David DodgsonHi! My name's David Dodgson and I'm the ICT Coordinator at the British Council Bahrain. I have been blogging and writing about ELT for quite a while now and I find it to be a great way to reflect and develop as a teacher. I also value the community aspect of blogging and the immediate interaction with readers that it brings. I hope to get the chance to connect with the Modern English Teacher community by becoming the official blogger!

Perhaps my most prized possession as a teacher is my notebook - not a student’s notebook, but my notebook. I have it with me each day and it forms a major part of my on-going development.

Pen and pad

How? Well, I use it in two main ways:

  • In the lesson – I not only record learners’ language but also any ‘on the spot’ thoughts I have about the class, the activities, or the students.
  • After the lesson - I find a quiet spot to sit down and write a few thoughts about the lesson, analysing what went well and what could have worked better.

Why do I do this? Simply because I believe reflection is one of the most powerful factors in any teachers’ development. Taking the time to evaluate our teaching from our in-class notes and post-lesson thoughts is invaluable in helping us become better teachers.

There are, of course, many ways to reflect – we can engage in discussions with colleagues over coffee, we can take part in formal teacher training sessions, or we can simply sit and think it over. However, writing about a lesson allows us the chance to re-live a lesson (or aspects of a lesson) over and over in our minds at a time of our own choosing and draw our own conclusions. Our experiences then become opportunities for learning and development.

We can write in a variety of ways as well. One way is through ‘hot notes’ – in the immediate aftermath of a class, these are useful for capturing thoughts, emotions and quick reactions which we can then review later in more detail. Traditional journaling is another method of written reflection. This gives us the chance to go into more detail and gain a better understanding of what happened in class. With time, it can also help us dig deeper into our personal beliefs about learning and teaching. Stepping into the digital age, we can also take our reflections online, sharing them through blogs and inviting comments from teachers around the world. This may seem a daunting idea at first but engaging with teachers in this way can facilitate a much deeper level of reflection.

Laptop keyboard

This is something that takes time. When I first started writing up my reflections after classes several years ago, I used to simply describe what happened. With time, I started to analyse more carefully and come up with ideas for change. One example that comes to mind is of classroom management with a ‘difficult’ group of primary learners. By noting down the struggles and successes I had with them, I was able to build up a comprehensive picture of what worked well and what didn’t with that group. This helped me immensely in the second half of the term. When I saw that class again after the holidays, I was much better prepared for the ‘difficulties’ and able to deal with them effectively or even prevent them completely.

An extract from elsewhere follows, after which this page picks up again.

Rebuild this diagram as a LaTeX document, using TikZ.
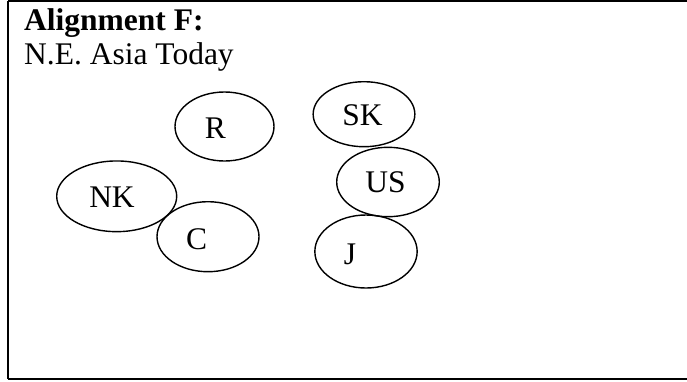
\documentclass[tikz,border=0pt]{standalone}
\usepackage{fontspec}
\setmainfont{Liberation Serif}
\usetikzlibrary{shapes.geometric}
\begin{document}
\begin{tikzpicture}[x=1pt,y=-1pt,
  country/.style={draw=black,ellipse,line width=1.4pt,inner sep=0pt},
  lab/.style={anchor=base,inner sep=0pt,font=\fontsize{31.5}{36}\selectfont},
  title/.style={anchor=base west,inner sep=0pt,font=\fontsize{31.5}{36}\selectfont}]
\useasboundingbox (0,0) rectangle (687,381);
\begin{scope}
\clip (0,0) rectangle (687,381);
\draw[line width=2.2pt] (8,1.2) -- (700,1.2) (8,1.2) -- (8,378.8) (8,378.8) -- (700,378.8);
\end{scope}
\node[title,font=\bfseries\fontsize{31.5}{36}\selectfont] (t1) at (24,30) {Alignment F:};
\node[title] (t2) at (24,64) {N.E. Asia Today};
\node[country,minimum width=99pt,minimum height=69pt] (R) at (224.5,126.5) {};
\node[country,minimum width=120pt,minimum height=70.7pt] (NK) at (116.7,196.3) {};
\node[country,minimum width=102pt,minimum height=70pt] (C) at (208,236.7) {};
\node[country,minimum width=101.7pt,minimum height=65pt] (SK) at (364,114.2) {};
\node[country,minimum width=102.6pt,minimum height=69.4pt] (US) at (388,182) {};
\node[country,minimum width=102.3pt,minimum height=73pt] (J) at (366,251.5) {};
\node[lab] (Rl) at (215.5,138) {R};
\node[lab] (NKl) at (112,207.3) {NK};
\node[lab] (Cl) at (196.7,249.3) {C};
\node[lab] (SKl) at (362.5,125) {SK};
\node[lab] (USl) at (385.5,192.7) {US};
\node[lab] (Jl) at (350,264.5) {J};
\end{tikzpicture}
\end{document}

Reflecting through writing has also helped my teaching and development in the following ways:

  • With the notes written in or immediately after class, I can build up comprehensive class and student profiles, which helps me plan relevant and interesting lessons for my learners.
  • Sitting down in a quiet space and writing down my thoughts is a calm and relaxing way to finish a day (even if the day itself was a hectic one!)
  • It means I am at ease when asked to evaluate one of my own lessons. When I took the Trinity Dip TESOL, I always felt well-prepared for the post-lesson discussion with my tutor (even if the lesson itself had not gone well!) and writing the journal to go with the assessed teaching practice was not the dreaded task it may otherwise have been. The same is true for officially observed lessons with my line manager at work.
  • It provides me with ideas and inspiration for blog posts, magazine articles, and workshop sessions. This allows me to share my experiences and ideas with a wider audience than just myself or my immediate colleagues.
  • As well as my teaching, my writing has developed. I can write in detail and depth about my own teaching. This was again invaluable when taking the DipTESOL exam and presenting my research projects.
  • My awareness of the process of writing from inspiration to planning to writing and revising is heightened and this enables me to guide my students in developing their own writing skills.

So, if you are looking for a way to take charge of your own development as a language teacher, look no further than where you already are. All you need is a pencil and a paper and you are ready to write on.